A Grand Retrospective: Joe’s Take and “The Secret”

A Grand Retrospective: Joe’s Take and “The Secret”

A Grand Retrospective: Joe’s Take and “The Secret” 6000 4000 Joe Patti
Pictured is Joe (left) with Macon Film Festival volunteers shortly after re-opening The Grand after COVID-19 closures in 2020.

Joe Patti has served as the executive director of The Grand Opera House since 2018. He will be leaving The Grand on June 30th for new endeavors. This blog is his reflection on some of his time spent in this role.


Back around 2008 I heard someone read the poem “The Secret” by Denise Levertov. Since then it has been something of a personal value statement for me.

The Secret
By Denise Levertov

Two girls discover
the secret of life
in a sudden line of
poetry.

I who don’t know the
secret wrote
the line. They
told me

(through a third person)
they had found it
but not what it was
not even

what line it was. No doubt
by now, more than a week
later, they have forgotten
the secret,

the line, the name of
the poem. I love them
for finding what
I can’t find,

and for loving me
for the line I wrote,
and for forgetting it
so that

a thousand times, till death
finds them, they may
discover it again, in other
lines

in other
happenings. And for
wanting to know it,
for

assuming there is
such a secret, yes,
for that
most of all.

This idea that someone can find a secret in a creative work that the creator didn’t even know existed, and can potentially rediscover it over and over again, is something I hope everyone experiences. It is something I have tried to provide while I have been at The Grand.

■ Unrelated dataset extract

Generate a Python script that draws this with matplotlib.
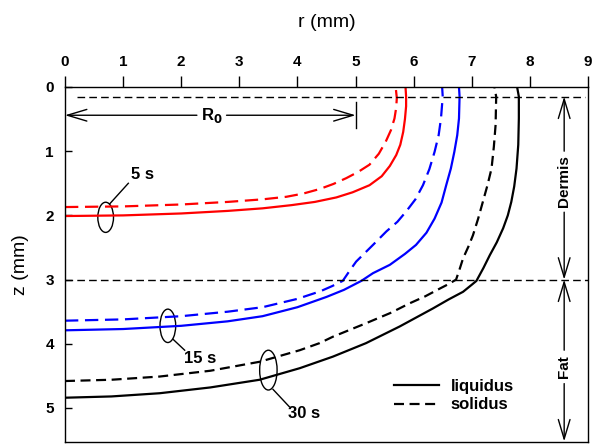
#!/usr/bin/env python3
"""
Liquidus / solidus front positions in skin (dermis over fat) at 5, 15 and 30 s.
"""

import matplotlib
matplotlib.use("Agg")
import matplotlib.pyplot as plt
from matplotlib.patches import Ellipse

# ---------------------------------------------------------------------------
# Data (r in mm, z in mm)
# ---------------------------------------------------------------------------
r_5s_liq = [0.0, 1.0, 2.0, 2.8, 3.4, 3.9, 4.3, 4.67, 4.95, 5.24, 5.45, 5.59, 5.7,
            5.77, 5.82, 5.85, 5.87, 5.87, 5.86]
z_5s_liq = [2.01, 2.0, 1.97, 1.93, 1.89, 1.84, 1.79, 1.72, 1.64, 1.53, 1.39, 1.23, 1.06,
            0.9, 0.7, 0.5, 0.3, 0.15, 0.0]

r_5s_sol = [0.0, 1.0, 2.0, 2.8, 3.4, 3.81, 4.1, 4.38, 4.62, 4.84, 5.05, 5.24, 5.4,
            5.52, 5.61, 5.67, 5.7, 5.71, 5.69]
z_5s_sol = [1.87, 1.86, 1.83, 1.79, 1.75, 1.71, 1.66, 1.59, 1.51, 1.42, 1.32, 1.21, 1.04,
            0.85, 0.67, 0.49, 0.32, 0.17, 0.0]

r_15s_liq = [0.0, 1.0, 2.0, 2.8, 3.4, 4.0, 4.5, 4.8, 5.1, 5.3, 5.59, 5.85, 6.04, 6.22,
             6.36, 6.48, 6.56, 6.64, 6.7, 6.75, 6.78, 6.79, 6.78]
z_15s_liq = [3.79, 3.77, 3.72, 3.65, 3.57, 3.43, 3.27, 3.16, 3.02, 2.9, 2.77, 2.6, 2.46, 2.27,
             2.05, 1.8, 1.53, 1.27, 1.01, 0.75, 0.49, 0.15, 0.0]

r_15s_sol = [0.0, 1.0, 2.0, 2.8, 3.4, 4.0, 4.4, 4.6, 4.78, 4.9, 5.01, 5.3, 5.53, 5.72,
             5.87, 6.03, 6.16, 6.27, 6.36, 6.43, 6.47, 6.5, 6.49]
z_15s_sol = [3.64, 3.62, 3.57, 3.5, 3.43, 3.3, 3.18, 3.1, 3.02, 2.86, 2.72, 2.46, 2.25, 2.1,
             1.94, 1.75, 1.53, 1.28, 1.01, 0.75, 0.49, 0.15, 0.0]

r_30s_liq = [0.0, 0.8, 1.63, 2.5, 3.35, 4.04, 4.61, 5.18, 5.76, 6.33, 6.6, 6.85, 7.0,
             7.08, 7.2, 7.31, 7.43, 7.54, 7.62, 7.68, 7.73, 7.77, 7.8, 7.81, 7.81, 7.78]
z_30s_liq = [4.84, 4.82, 4.77, 4.68, 4.56, 4.38, 4.2, 3.99, 3.73, 3.45, 3.31, 3.19, 3.08,
             3.02, 2.82, 2.62, 2.42, 2.2, 2.0, 1.79, 1.55, 1.27, 0.9, 0.49, 0.15, 0.0]

r_30s_sol = [0.0, 0.8, 1.63, 2.5, 3.35, 4.04, 4.38, 4.61, 5.18, 5.6, 5.93, 6.2, 6.45,
             6.6, 6.73, 6.79, 6.85, 6.94, 7.02, 7.11, 7.19, 7.27, 7.34, 7.38, 7.41, 7.42, 7.39]
z_30s_sol = [4.58, 4.56, 4.51, 4.42, 4.28, 4.1, 3.99, 3.89, 3.68, 3.52, 3.37, 3.26, 3.14,
             3.07, 3.0, 2.84, 2.67, 2.49, 2.31, 2.05, 1.79, 1.53, 1.27, 0.93, 0.59, 0.15, 0.0]

z_skin_top = 0.15      # dashed line near surface
z_dermis_fat = 3.0     # dermis / fat interface
r0 = 5.0               # R0 radius

time_labels = ["5 s", "15 s", "30 s"]

# ---------------------------------------------------------------------------
# Style
# ---------------------------------------------------------------------------
plt.rcParams.update({
    "font.family":      ["Liberation Sans", "DejaVu Sans"],
    "font.size":        11,
    "axes.linewidth":   1.0,
    "figure.facecolor": "white",
    "axes.facecolor":   "white",
})

LW = 1.6
DASH_CURVE = (0, (6, 3))
DASH_LINE = (0, (5.5, 3))

fig = plt.figure(figsize=(6.0, 4.45), dpi=100)
ax = fig.add_axes([0.1083, 0.0067, 0.8717, 0.7978])

# ---- curves -----------------------------------------------------------------
ax.plot(r_5s_liq, z_5s_liq, color="#ff0000", lw=LW)
ax.plot(r_5s_sol, z_5s_sol, color="#ff0000", lw=LW, ls=DASH_CURVE)
ax.plot(r_15s_liq, z_15s_liq, color="#0000ff", lw=LW)
ax.plot(r_15s_sol, z_15s_sol, color="#0000ff", lw=LW, ls=DASH_CURVE)
ax.plot(r_30s_liq, z_30s_liq, color="black", lw=LW, label="liquidus")
ax.plot(r_30s_sol, z_30s_sol, color="black", lw=LW, ls=(0, (4.5, 2.5)), label="solidus")

# ---- layer boundaries -------------------------------------------------------
ax.plot([0.2, 8.95], [z_skin_top, z_skin_top], color="black", lw=1.0, ls=DASH_LINE)
ax.plot([0.0, 9.0], [z_dermis_fat, z_dermis_fat], color="black", lw=1.0, ls=DASH_LINE)

# ---- R0 arrow ---------------------------------------------------------------
arrow_kw = dict(arrowstyle="->,head_length=1.0,head_width=0.3", color="black",
                lw=1.0, shrinkA=0, shrinkB=0, mutation_scale=14)
z_r0 = 0.44
ax.annotate("", xy=(0.0, z_r0), xytext=(2.27, z_r0), arrowprops=arrow_kw,
            annotation_clip=False)
ax.annotate("", xy=(r0, z_r0), xytext=(2.78, z_r0), arrowprops=arrow_kw)
ax.plot([r0, r0], [0.24, 0.64], color="black", lw=1.0)
ax.text(2.52, z_r0, r"R$_{\mathbf{0}}$", ha="center", va="center",
        fontsize=12, fontweight="bold")

# ---- Dermis / Fat annotations ----------------------------------------------
x_layer = 8.59
ax.annotate("", xy=(x_layer, z_skin_top), xytext=(x_layer, 1.0), arrowprops=arrow_kw)
ax.annotate("", xy=(x_layer, z_dermis_fat), xytext=(x_layer, 1.95), arrowprops=arrow_kw)
ax.text(x_layer, 1.47, "Dermis", rotation=90, ha="center", va="center",
        fontsize=11, fontweight="bold")
ax.annotate("", xy=(x_layer, z_dermis_fat), xytext=(x_layer, 4.1), arrowprops=arrow_kw)
ax.annotate("", xy=(x_layer, 5.52), xytext=(x_layer, 4.62), arrowprops=arrow_kw,
            annotation_clip=False)
ax.text(x_layer, 4.36, "Fat", rotation=90, ha="center", va="center",
        fontsize=11, fontweight="bold")

# ---- time labels with ellipses ---------------------------------------------
ellipses = [(0.70, 2.03, 0.27, 0.47), (1.77, 3.72, 0.27, 0.52), (3.50, 4.41, 0.30, 0.62)]
leaders = [((0.77, 1.82), (1.09, 1.50)), ((1.86, 3.93), (2.06, 4.10)),
           ((3.58, 4.71), (3.86, 4.98))]
text_pos = [(1.34, 1.37), (2.32, 4.23), (4.12, 5.08)]
for (ex, ez, ew, eh), (p0, p1), (tx, tz), lab in zip(ellipses, leaders, text_pos, time_labels):
    ax.add_patch(Ellipse((ex, ez), ew, eh, fill=False, ec="black", lw=1.0))
    ax.plot([p0[0], p1[0]], [p0[1], p1[1]], color="black", lw=1.0)
    ax.text(tx, tz, lab, ha="center", va="center", fontsize=12, fontweight="bold")

# ---- legend -----------------------------------------------------------------
leg = ax.legend(loc="upper left", bbox_to_anchor=(0.63, 0.178), frameon=False,
                fontsize=12, handlelength=2.7, handletextpad=0.66, labelspacing=0.22,
                borderpad=0, borderaxespad=0)
for t in leg.get_texts():
    t.set_fontweight("bold")

# ---- axes -------------------------------------------------------------------
ax.set_xlim(0, 9)
ax.set_ylim(5.53, 0)
ax.set_xticks(range(0, 10))
ax.set_yticks(range(0, 6))
ax.xaxis.tick_top()
ax.xaxis.set_label_position("top")
ax.tick_params(axis="x", direction="out", length=8, width=1.0, pad=5,
               top=True, bottom=False, labeltop=True, labelbottom=False)
ax.tick_params(axis="y", direction="in", length=5, width=1.0, pad=8,
               left=True, right=False)
for lab in ax.get_xticklabels() + ax.get_yticklabels():
    lab.set_fontweight("bold")
    lab.set_fontsize(11)
ax.set_xlabel("r (mm)", fontsize=14, labelpad=20)
ax.set_ylabel("z (mm)", fontsize=14, labelpad=12)

fig.savefig("out.png", dpi=100)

As severe an impact as Covid made on the normal operations of The Grand, the need to explore creative alternatives resulted in projects our staff created at The Grand, of which I am extremely proud.

A month or so before Covid hit, we met with Storytellers Macon about partnering to present a curated storytelling series that would be recorded for a podcast. The original idea was to host small sessions in our front reception room, where people passing by the large windows facing the street could see something interesting and exciting happening inside.

Instead, due to the pandemic, we ended up having the event on stage so we could socially distance the audience seating. People may have had to sit at a distance from each other, but seeing the stories of Middle Georgians depicted on stage brought them closer together and changed perceptions about The Grand and who the space is for.

From there, it felt like the momentum continued to build with other programs, before touring productions resumed, with the fire escape cabaret series, Macon Art eXplosion arts fair/fringe festival, and Healing A Haunted House, which revealed the past and of Macon’s Pleasant Hill neighborhood and reflected on its future.

Over the last couple years, more people have discovered secrets while visiting The Grand than ever before. I expect that number will increase in the coming years, as The Grand continues to work on being a place where people feel they belong. Because, as Levertov’s poem says, once a creative work is out there, its secrets belong to everyone to explore.

So my wish for all of you as I depart from The Grand is that you find secrets no one else has and experience delight with every discovery.